* start INFORMATION SUPPLIED *

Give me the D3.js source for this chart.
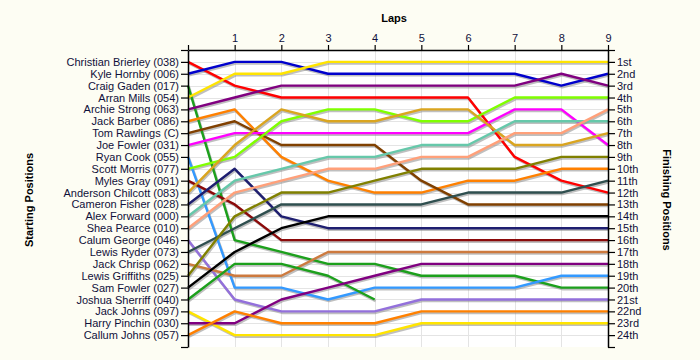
<!DOCTYPE html>
<html>
<head>
<meta charset="utf-8">
<script src="https://cdn.jsdelivr.net/npm/d3@7"></script>
<style>
  html, body { margin: 0; padding: 0; background: #fdfdf3; }
  svg { display: block; }
  text { font-family: "Liberation Sans", Arial, sans-serif; }
</style>
</head>
<body>
<svg id="chart" width="700" height="360"></svg>
<script>
// ---- data ----
const drivers = [
  "Christian Brierley (038)", "Kyle Hornby (006)", "Craig Gaden (017)", "Arran Mills (054)",
  "Archie Strong (063)", "Jack Barber (086)", "Tom Rawlings (C)", "Joe Fowler (031)",
  "Ryan Cook (055)", "Scott Morris (077)", "Myles Gray (091)", "Anderson Chilcott (083)",
  "Cameron Fisher (028)", "Alex Forward (000)", "Shea Pearce (010)", "Calum George (046)",
  "Lewis Ryder (073)", "Jack Chrisp (062)", "Lewis Griffiths (025)", "Sam Fowler (027)",
  "Joshua Sherriff (040)", "Jack Johns (097)", "Harry Pinchin (030)", "Callum Johns (057)"
];
const laps = [0, 1, 2, 3, 4, 5, 6, 7, 8, 9];
const lapLabels = ["", "1", "2", "3", "4", "5", "6", "7", "8", "9"];
const finishLabels = ["1st","2nd","3rd","4th","5th","6th","7th","8th","9th","10th","11th","12th",
  "13th","14th","15th","16th","17th","18th","19th","20th","21st","22nd","23rd","24th"];
// position of each driver at each lap (lap 0 = start)
const positions = [
  [1, 3, 4, 4, 4, 4, 4, 9, 11, 12],
  [2, 1, 1, 2, 2, 2, 2, 2, 3, 2],
  [3, 16, 17, 18, 18, 19, 19, 19, 20, 20],
  [4, 2, 2, 1, 1, 1, 1, 1, 1, 1],
  [5, 4, 3, 3, 3, 3, 3, 3, 2, 3],
  [6, 5, 9, 11, 12, 12, 11, 11, 10, 10],
  [7, 6, 8, 8, 8, 11, 13, 13, 13, 13],
  [8, 7, 7, 7, 7, 7, 7, 5, 5, 8],
  [9, 20, 20, 21, 20, 20, 20, 20, 19, 19],
  [10, 9, 6, 5, 5, 6, 6, 4, 4, 4],
  [11, 13, 16, 16, 16, 16, 16, 16, 16, 16],
  [12, 8, 5, 6, 6, 5, 5, 8, 8, 7],
  [13, 10, 14, 15, 15, 15, 15, 15, 15, 15],
  [14, 11, 10, 9, 9, 8, 8, 6, 6, 6],
  [15, 12, 11, 10, 10, 9, 9, 7, 7, 5],
  [16, 21, 22, 22, 22, 21, 21, 21, 21, 21],
  [17, 15, 13, 13, 13, 13, 12, 12, 12, 11],
  [18, 19, 19, 17, 17, 17, 17, 17, 17, 17],
  [19, 14, 12, 12, 11, 10, 10, 10, 9, 9],
  [20, 17, 15, 14, 14, 14, 14, 14, 14, 14],
  [21, 18, 18, 19, 21],
  [22, 24, 24, 24, 24, 23, 23, 23, 23, 23],
  [23, 23, 21, 20, 19, 18, 18, 18, 18, 18],
  [24, 22, 23, 23, 23, 22, 22, 22, 22, 22]
];
const colors = [
  "#ff0000", "#0000cc", "#1ca01c", "#ffe400", "#800080", "#ff8000", "#804000", "#ff00ff",
  "#3399ff", "#80ff00", "#8b0a0a", "#daa520", "#1e1e70", "#66c8aa", "#ffa07a", "#9370db",
  "#2f4f4f", "#cd7a3f", "#808000", "#000000", "#1ca01c", "#ffe400", "#800080", "#ff8000"
];

// ---- layout ----
const svg = d3.select("#chart");
const x0 = 188, x1 = 608, y0 = 50, y1 = 347;
const x = d3.scaleLinear().domain([0, 9]).range([x0, x1]);
const y = d3.scaleLinear().domain([0, 25]).range([y0, y1]);

// plot background
svg.append("rect").attr("x", x0).attr("y", y0).attr("width", x1 - x0).attr("height", y1 - y0)
  .attr("fill", "#ffffff");

// gridlines
const grid = svg.append("g").attr("stroke", "#e4e4e4").attr("stroke-width", 1);
grid.selectAll("line.h").data(d3.range(1, 25)).join("line")
  .attr("x1", x0).attr("x2", x1).attr("y1", d => Math.round(y(d)) + 0.5).attr("y2", d => Math.round(y(d)) + 0.5);
grid.selectAll("line.v").data(d3.range(1, 9)).join("line")
  .attr("y1", y0).attr("y2", y1).attr("x1", d => Math.round(x(d)) + 0.5).attr("x2", d => Math.round(x(d)) + 0.5);

// lines
const line = d3.line()
  .x((d, i) => x(laps[i]))
  .y(d => y(d));

const series = positions.map((p, i) => ({ p, c: colors[i] }));
const shadows = svg.append("g").attr("transform", "translate(1,1.5)");
shadows.selectAll("path").data(series).join("path")
  .attr("d", d => line(d.p)).attr("fill", "none")
  .attr("stroke", "#8a8a8a").attr("stroke-opacity", 0.55).attr("stroke-width", 2.6)
  .attr("stroke-linejoin", "round");
svg.append("g").selectAll("path").data(series).join("path")
  .attr("d", d => line(d.p)).attr("fill", "none")
  .attr("stroke", d => d.c).attr("stroke-width", 2.4)
  .attr("stroke-linejoin", "round");

// axes
const textColor = "#10103a";
const leftAxis = d3.axisLeft(y).tickValues(d3.range(0, 26)).tickSize(7).tickSizeOuter(0)
  .tickFormat(d => (d >= 1 && d <= 24) ? drivers[d - 1] : "");
const gl = svg.append("g").attr("transform", `translate(${x0},0)`).call(leftAxis);

const rightAxis = d3.axisRight(y).tickValues(d3.range(0, 26)).tickSize(7).tickSizeOuter(0)
  .tickFormat(d => (d >= 1 && d <= 24) ? finishLabels[d - 1] : "");
const gr = svg.append("g").attr("transform", `translate(${x1},0)`).call(rightAxis);

const topAxis = d3.axisTop(x).tickValues(laps).tickSize(5).tickSizeOuter(0)
  .tickFormat((d, i) => lapLabels[i]);
const gt = svg.append("g").attr("transform", `translate(0,${y0})`).call(topAxis);

[gl, gr, gt].forEach(g => {
  g.selectAll("path.domain").attr("stroke", "#000").attr("stroke-width", 1.5);
  g.selectAll(".tick line").attr("stroke", "#000").attr("stroke-width", 1.2);
  g.selectAll("text").attr("fill", textColor).attr("font-size", 11)
    .attr("font-family", "'Liberation Sans', Arial, sans-serif");
});
gl.selectAll("text").attr("x", -9);
gr.selectAll("text").attr("x", 9);
gt.selectAll("text").attr("y", -8);

// titles
svg.append("text").attr("x", 394).attr("y", 22).attr("text-anchor", "middle")
  .attr("font-size", 11).attr("font-weight", "bold").attr("fill", "#000").text("Laps");
svg.append("text").attr("transform", "translate(33,200) rotate(-90)").attr("text-anchor", "middle")
  .attr("font-size", 11).attr("font-weight", "bold").attr("fill", "#000").text("Starting Positions");
svg.append("text").attr("transform", "translate(663,200) rotate(90)").attr("text-anchor", "middle")
  .attr("font-size", 11).attr("font-weight", "bold").attr("fill", "#000").text("Finishing Positions");
</script>
</body>
</html>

* end INFORMATION SUPPLIED *

**TASK OBJECTIVE**
Repeat the listing above exactly, with no pictures.

**CORRECT RESPONSE**
Give me the D3.js source for this chart.
<!DOCTYPE html>
<html>
<head>
<meta charset="utf-8">
<script src="https://cdn.jsdelivr.net/npm/d3@7"></script>
<style>
  html, body { margin: 0; padding: 0; background: #fdfdf3; }
  svg { display: block; }
  text { font-family: "Liberation Sans", Arial, sans-serif; }
</style>
</head>
<body>
<svg id="chart" width="700" height="360"></svg>
<script>
// ---- data ----
const drivers = [
  "Christian Brierley (038)", "Kyle Hornby (006)", "Craig Gaden (017)", "Arran Mills (054)",
  "Archie Strong (063)", "Jack Barber (086)", "Tom Rawlings (C)", "Joe Fowler (031)",
  "Ryan Cook (055)", "Scott Morris (077)", "Myles Gray (091)", "Anderson Chilcott (083)",
  "Cameron Fisher (028)", "Alex Forward (000)", "Shea Pearce (010)", "Calum George (046)",
  "Lewis Ryder (073)", "Jack Chrisp (062)", "Lewis Griffiths (025)", "Sam Fowler (027)",
  "Joshua Sherriff (040)", "Jack Johns (097)", "Harry Pinchin (030)", "Callum Johns (057)"
];
const laps = [0, 1, 2, 3, 4, 5, 6, 7, 8, 9];
const lapLabels = ["", "1", "2", "3", "4", "5", "6", "7", "8", "9"];
const finishLabels = ["1st","2nd","3rd","4th","5th","6th","7th","8th","9th","10th","11th","12th",
  "13th","14th","15th","16th","17th","18th","19th","20th","21st","22nd","23rd","24th"];
// position of each driver at each lap (lap 0 = start)
const positions = [
  [1, 3, 4, 4, 4, 4, 4, 9, 11, 12],
  [2, 1, 1, 2, 2, 2, 2, 2, 3, 2],
  [3, 16, 17, 18, 18, 19, 19, 19, 20, 20],
  [4, 2, 2, 1, 1, 1, 1, 1, 1, 1],
  [5, 4, 3, 3, 3, 3, 3, 3, 2, 3],
  [6, 5, 9, 11, 12, 12, 11, 11, 10, 10],
  [7, 6, 8, 8, 8, 11, 13, 13, 13, 13],
  [8, 7, 7, 7, 7, 7, 7, 5, 5, 8],
  [9, 20, 20, 21, 20, 20, 20, 20, 19, 19],
  [10, 9, 6, 5, 5, 6, 6, 4, 4, 4],
  [11, 13, 16, 16, 16, 16, 16, 16, 16, 16],
  [12, 8, 5, 6, 6, 5, 5, 8, 8, 7],
  [13, 10, 14, 15, 15, 15, 15, 15, 15, 15],
  [14, 11, 10, 9, 9, 8, 8, 6, 6, 6],
  [15, 12, 11, 10, 10, 9, 9, 7, 7, 5],
  [16, 21, 22, 22, 22, 21, 21, 21, 21, 21],
  [17, 15, 13, 13, 13, 13, 12, 12, 12, 11],
  [18, 19, 19, 17, 17, 17, 17, 17, 17, 17],
  [19, 14, 12, 12, 11, 10, 10, 10, 9, 9],
  [20, 17, 15, 14, 14, 14, 14, 14, 14, 14],
  [21, 18, 18, 19, 21],
  [22, 24, 24, 24, 24, 23, 23, 23, 23, 23],
  [23, 23, 21, 20, 19, 18, 18, 18, 18, 18],
  [24, 22, 23, 23, 23, 22, 22, 22, 22, 22]
];
const colors = [
  "#ff0000", "#0000cc", "#1ca01c", "#ffe400", "#800080", "#ff8000", "#804000", "#ff00ff",
  "#3399ff", "#80ff00", "#8b0a0a", "#daa520", "#1e1e70", "#66c8aa", "#ffa07a", "#9370db",
  "#2f4f4f", "#cd7a3f", "#808000", "#000000", "#1ca01c", "#ffe400", "#800080", "#ff8000"
];

// ---- layout ----
const svg = d3.select("#chart");
const x0 = 188, x1 = 608, y0 = 50, y1 = 347;
const x = d3.scaleLinear().domain([0, 9]).range([x0, x1]);
const y = d3.scaleLinear().domain([0, 25]).range([y0, y1]);

// plot background
svg.append("rect").attr("x", x0).attr("y", y0).attr("width", x1 - x0).attr("height", y1 - y0)
  .attr("fill", "#ffffff");

// gridlines
const grid = svg.append("g").attr("stroke", "#e4e4e4").attr("stroke-width", 1);
grid.selectAll("line.h").data(d3.range(1, 25)).join("line")
  .attr("x1", x0).attr("x2", x1).attr("y1", d => Math.round(y(d)) + 0.5).attr("y2", d => Math.round(y(d)) + 0.5);
grid.selectAll("line.v").data(d3.range(1, 9)).join("line")
  .attr("y1", y0).attr("y2", y1).attr("x1", d => Math.round(x(d)) + 0.5).attr("x2", d => Math.round(x(d)) + 0.5);

// lines
const line = d3.line()
  .x((d, i) => x(laps[i]))
  .y(d => y(d));

const series = positions.map((p, i) => ({ p, c: colors[i] }));
const shadows = svg.append("g").attr("transform", "translate(1,1.5)");
shadows.selectAll("path").data(series).join("path")
  .attr("d", d => line(d.p)).attr("fill", "none")
  .attr("stroke", "#8a8a8a").attr("stroke-opacity", 0.55).attr("stroke-width", 2.6)
  .attr("stroke-linejoin", "round");
svg.append("g").selectAll("path").data(series).join("path")
  .attr("d", d => line(d.p)).attr("fill", "none")
  .attr("stroke", d => d.c).attr("stroke-width", 2.4)
  .attr("stroke-linejoin", "round");

// axes
const textColor = "#10103a";
const leftAxis = d3.axisLeft(y).tickValues(d3.range(0, 26)).tickSize(7).tickSizeOuter(0)
  .tickFormat(d => (d >= 1 && d <= 24) ? drivers[d - 1] : "");
const gl = svg.append("g").attr("transform", `translate(${x0},0)`).call(leftAxis);

const rightAxis = d3.axisRight(y).tickValues(d3.range(0, 26)).tickSize(7).tickSizeOuter(0)
  .tickFormat(d => (d >= 1 && d <= 24) ? finishLabels[d - 1] : "");
const gr = svg.append("g").attr("transform", `translate(${x1},0)`).call(rightAxis);

const topAxis = d3.axisTop(x).tickValues(laps).tickSize(5).tickSizeOuter(0)
  .tickFormat((d, i) => lapLabels[i]);
const gt = svg.append("g").attr("transform", `translate(0,${y0})`).call(topAxis);

[gl, gr, gt].forEach(g => {
  g.selectAll("path.domain").attr("stroke", "#000").attr("stroke-width", 1.5);
  g.selectAll(".tick line").attr("stroke", "#000").attr("stroke-width", 1.2);
  g.selectAll("text").attr("fill", textColor).attr("font-size", 11)
    .attr("font-family", "'Liberation Sans', Arial, sans-serif");
});
gl.selectAll("text").attr("x", -9);
gr.selectAll("text").attr("x", 9);
gt.selectAll("text").attr("y", -8);

// titles
svg.append("text").attr("x", 394).attr("y", 22).attr("text-anchor", "middle")
  .attr("font-size", 11).attr("font-weight", "bold").attr("fill", "#000").text("Laps");
svg.append("text").attr("transform", "translate(33,200) rotate(-90)").attr("text-anchor", "middle")
  .attr("font-size", 11).attr("font-weight", "bold").attr("fill", "#000").text("Starting Positions");
svg.append("text").attr("transform", "translate(663,200) rotate(90)").attr("text-anchor", "middle")
  .attr("font-size", 11).attr("font-weight", "bold").attr("fill", "#000").text("Finishing Positions");
</script>
</body>
</html>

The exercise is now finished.